I pray that my husband and I stay healthy enough to care for and raise our children, because we are alone. We are so alone...
Our friends take care of their own. In my old group, meals were arranged for the best friends of the person who was in charge of arranging meals. But that's fine; I don't expect much from other people. One person helped and I am so grateful.
I think my family has been the hardest part of this. They have not called to see how we are, offered to bring a meal (when they asked a while back what they could do, we told them this would be very helpful), or offered anything. They have been celebrating together, shopping, having fun. And my heart hurts. Please, God, help me forgive them. Please help me not to be bitter.
It's easy to have self-doubt. What am I doing to be so isolated and unlikeable that no one cares for us? Am I sabatoging my family somehow? What am I doing wrong? How is this my fault? If I were different, would my situation be different?
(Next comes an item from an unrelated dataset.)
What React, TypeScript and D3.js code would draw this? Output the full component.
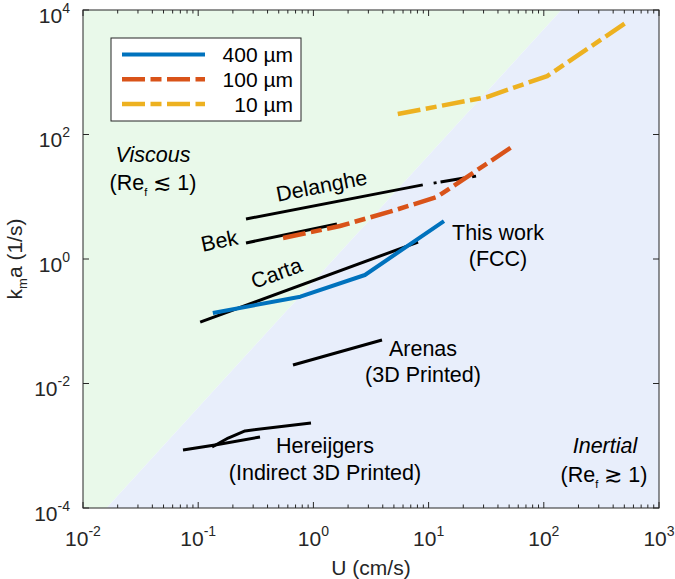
import React from "react";
import * as d3 from "d3";

type P = { u: number; k: number };

const xDomain: [number, number] = [0.01, 1000];
const yDomain: [number, number] = [1e-4, 1e4];
const xMajorExps = [-2, -1, 0, 1, 2, 3];
const yMajorExps = [-4, -2, 0, 2, 4];

const regimeBoundary: P[] = [
  { u: 0.016, k: 1e-4 },
  { u: 142, k: 1e4 },
];

const series400: P[] = [
  { u: 0.134, k: 0.136 },
  { u: 0.77, k: 0.248 },
  { u: 2.8, k: 0.553 },
  { u: 13.6, k: 4.07 },
];
const series100: P[] = [
  { u: 0.545, k: 2.17 },
  { u: 1.7, k: 3.39 },
  { u: 4.62, k: 5.75 },
  { u: 11.8, k: 9.9 },
  { u: 54, k: 65 },
];
const series10: P[] = [
  { u: 5.4, k: 213 },
  { u: 32, k: 400 },
  { u: 107, k: 870 },
  { u: 527, k: 6400 },
];
const carta: P[] = [
  { u: 0.104, k: 0.097 },
  { u: 8.1, k: 1.87 },
];
const bek: P[] = [
  { u: 0.26, k: 1.81 },
  { u: 1.6, k: 3.65 },
];
const delanghe: P[] = [
  { u: 0.26, k: 4.4 },
  { u: 8.9, k: 15.5 },
];
const delangheExtrap: P[] = [
  { u: 8.9, k: 15.5 },
  { u: 26, k: 21.5 },
];
const arenas: P[] = [
  { u: 0.665, k: 0.0198 },
  { u: 3.94, k: 0.05 },
];
const hereijgersA: P[] = [
  { u: 0.0738, k: 8.55e-4 },
  { u: 0.14, k: 1.03e-3 },
  { u: 0.344, k: 1.38e-3 },
];
const hereijgersB: P[] = [
  { u: 0.132, k: 9.55e-4 },
  { u: 0.182, k: 1.33e-3 },
  { u: 0.255, k: 1.73e-3 },
  { u: 0.953, k: 2.32e-3 },
];

const legendLabels = ["400 µm", "100 µm", "10 µm"];
const legendColors = ["#0072BD", "#D95319", "#EDB120"];

const W = 675;
const H = 579;
const M = { left: 83, top: 10, right: 16, bottom: 71 };
const FONT = "'Liberation Sans', Arial, Helvetica, sans-serif";
const AX = "#262626";

export default function App() {
  const x = d3.scaleLog().domain(xDomain).range([M.left, W - M.right]);
  const y = d3.scaleLog().domain(yDomain).range([H - M.bottom, M.top]);
  const x0 = M.left, x1 = W - M.right, y0 = H - M.bottom, y1 = M.top;

  const line = d3
    .line<P>()
    .x((d) => x(d.u))
    .y((d) => y(d.k));

  const b0 = regimeBoundary[0], b1 = regimeBoundary[1];
  const greenPoly = [
    [x0, y1],
    [x(b1.u), y1],
    [x(b0.u), y0],
    [x0, y0],
  ];
  const bluePoly = [
    [x(b1.u), y1],
    [x1, y1],
    [x1, y0],
    [x(b0.u), y0],
  ];
  const poly = (pts: number[][]) => "M" + pts.map((p) => p.join(",")).join("L") + "Z";

  const xMinor: number[] = [];
  for (let e = -2; e < 3; e++) for (let m = 2; m <= 9; m++) xMinor.push(m * Math.pow(10, e));

  const dashDot = "23,5.5,11,5.5";

  return (
    <svg
      width={W}
      height={H}
      style={{ position: "absolute", left: 0, top: 0, background: "#fff" }}
      fontFamily={FONT}
    >
      <defs>
        <clipPath id="plotclip">
          <rect x={x0} y={y1} width={x1 - x0} height={y0 - y1} />
        </clipPath>
      </defs>
      <path d={poly(greenPoly)} fill="#e9f9ea" />
      <path d={poly(bluePoly)} fill="#e8eefb" />

      <g clipPath="url(#plotclip)" fill="none" strokeLinejoin="round">
        <path d={line(carta)!} stroke="#000" strokeWidth={3} />
        <path d={line(bek)!} stroke="#000" strokeWidth={3} />
        <path d={line(delanghe)!} stroke="#000" strokeWidth={3} />
        <path d={line(delangheExtrap)!} stroke="#000" strokeWidth={3} strokeDasharray="0,11,3,4,24,8,4,100" />
        <path d={line(arenas)!} stroke="#000" strokeWidth={3} />
        <path d={line(hereijgersA)!} stroke="#000" strokeWidth={3} />
        <path d={line(hereijgersB)!} stroke="#000" strokeWidth={3} />
        <path d={line(series400)!} stroke={legendColors[0]} strokeWidth={4} />
        <path d={line(series100)!} stroke={legendColors[1]} strokeWidth={4.5} strokeDasharray={dashDot} />
        <path d={line(series10)!} stroke={legendColors[2]} strokeWidth={4.5} strokeDasharray={dashDot} />
      </g>

      {/* axes box */}
      <rect x={x0} y={y1} width={x1 - x0} height={y0 - y1} fill="none" stroke={AX} strokeWidth={1} />
      <g stroke={AX} strokeWidth={1}>
        {xMajorExps.map((e) => {
          const px = x(Math.pow(10, e));
          return (
            <g key={"xm" + e}>
              <line x1={px} x2={px} y1={y0} y2={y0 - 6} />
              <line x1={px} x2={px} y1={y1} y2={y1 + 6} />
            </g>
          );
        })}
        {xMinor.map((v, i) => {
          const px = x(v);
          return (
            <g key={"xn" + i}>
              <line x1={px} x2={px} y1={y0} y2={y0 - 3.5} />
              <line x1={px} x2={px} y1={y1} y2={y1 + 3.5} />
            </g>
          );
        })}
        {yMajorExps.map((e) => {
          const py = y(Math.pow(10, e));
          return (
            <g key={"ym" + e}>
              <line x1={x0} x2={x0 + 6} y1={py} y2={py} />
              <line x1={x1} x2={x1 - 6} y1={py} y2={py} />
            </g>
          );
        })}
      </g>

      {/* tick labels */}
      <g fill={AX} fontSize={21}>
        {xMajorExps.map((e) => (
          <text key={"xl" + e} x={x(Math.pow(10, e))} y={y0 + 38} textAnchor="middle">
            <tspan>10</tspan>
            <tspan dy={-10} fontSize={14}>{e < 0 ? "-" + Math.abs(e) : String(e)}</tspan>
          </text>
        ))}
        {yMajorExps.map((e) => (
          <text key={"yl" + e} x={x0 - 13} y={y(Math.pow(10, e)) + 12.5} textAnchor="end">
            <tspan>10</tspan>
            <tspan dy={-10} fontSize={14}>{e < 0 ? "-" + Math.abs(e) : String(e)}</tspan>
          </text>
        ))}
      </g>

      {/* axis labels */}
      <text x={(x0 + x1) / 2} y={575} textAnchor="middle" fontSize={21} fill={AX}>
        U (cm/s)
      </text>
      <text transform={`translate(22,${(y0 + y1) / 2}) rotate(-90)`} textAnchor="middle" fontSize={21} fill={AX}>
        <tspan>k</tspan>
        <tspan dy={5} fontSize={13}>m</tspan>
        <tspan dy={-5}>a (1/s)</tspan>
      </text>

      {/* annotations */}
      <g fontSize={21.5} fill="#000">
        <text transform="translate(323,193) rotate(-11)" textAnchor="middle">Delanghe</text>
        <text transform="translate(221,248) rotate(-12)" textAnchor="middle">Bek</text>
        <text transform="translate(279,280) rotate(-20)" textAnchor="middle">Carta</text>
        <text x={498} y={240} textAnchor="middle">This work</text>
        <text x={498} y={266} textAnchor="middle">(FCC)</text>
        <text x={423} y={356} textAnchor="middle">Arenas</text>
        <text x={423} y={382} textAnchor="middle">(3D Printed)</text>
        <text x={325} y={453} textAnchor="middle">Hereijgers</text>
        <text x={325} y={480} textAnchor="middle">(Indirect 3D Printed)</text>
        <text x={153} y={162} textAnchor="middle" fontStyle="italic">Viscous</text>
        <text x={153} y={190} textAnchor="middle">
          <tspan>(Re</tspan>
          <tspan dy={6} fontSize={11}>f</tspan>
          <tspan dy={-6}> ≲ 1)</tspan>
        </text>
        <text x={605} y={453} textAnchor="middle" fontStyle="italic">Inertial</text>
        <text x={604} y={482} textAnchor="middle">
          <tspan>(Re</tspan>
          <tspan dy={6} fontSize={11}>f</tspan>
          <tspan dy={-6}> ≳ 1)</tspan>
        </text>
      </g>

      {/* legend */}
      <g>
        <rect x={111} y={38} width={190} height={83} fill="#fff" stroke={AX} strokeWidth={1} />
        {legendLabels.map((lab, i) => {
          const ly = 54.5 + i * 24.8;
          return (
            <g key={lab}>
              <line
                x1={122}
                x2={205}
                y1={ly}
                y2={ly}
                stroke={legendColors[i]}
                strokeWidth={i === 0 ? 4 : 4.5}
                strokeDasharray={i === 0 ? undefined : dashDot}
              />
              <text x={293} y={ly + 7.5} textAnchor="end" fontSize={21} fill="#000">
                {lab}
              </text>
            </g>
          );
        })}
      </g>
    </svg>
  );
}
So I will count my blessings and go on. My husband has a job (still; thank you, God). My children are happy and have been very helpful. They are off to a good start, I think (please, God). We want for nothing. We are warm in the cold, have full bellies, cozy beds and many comforts. Wallowing in self pity doesn't help--especially since I've been given so much. Why do I want their love? I have God's and it should be sufficient. I have my husband's and children's and this is a bonus. :*)
Am thinking of the Litany of Humility and/or the Prayer of St. Francis. It helps. Please, God. Help me.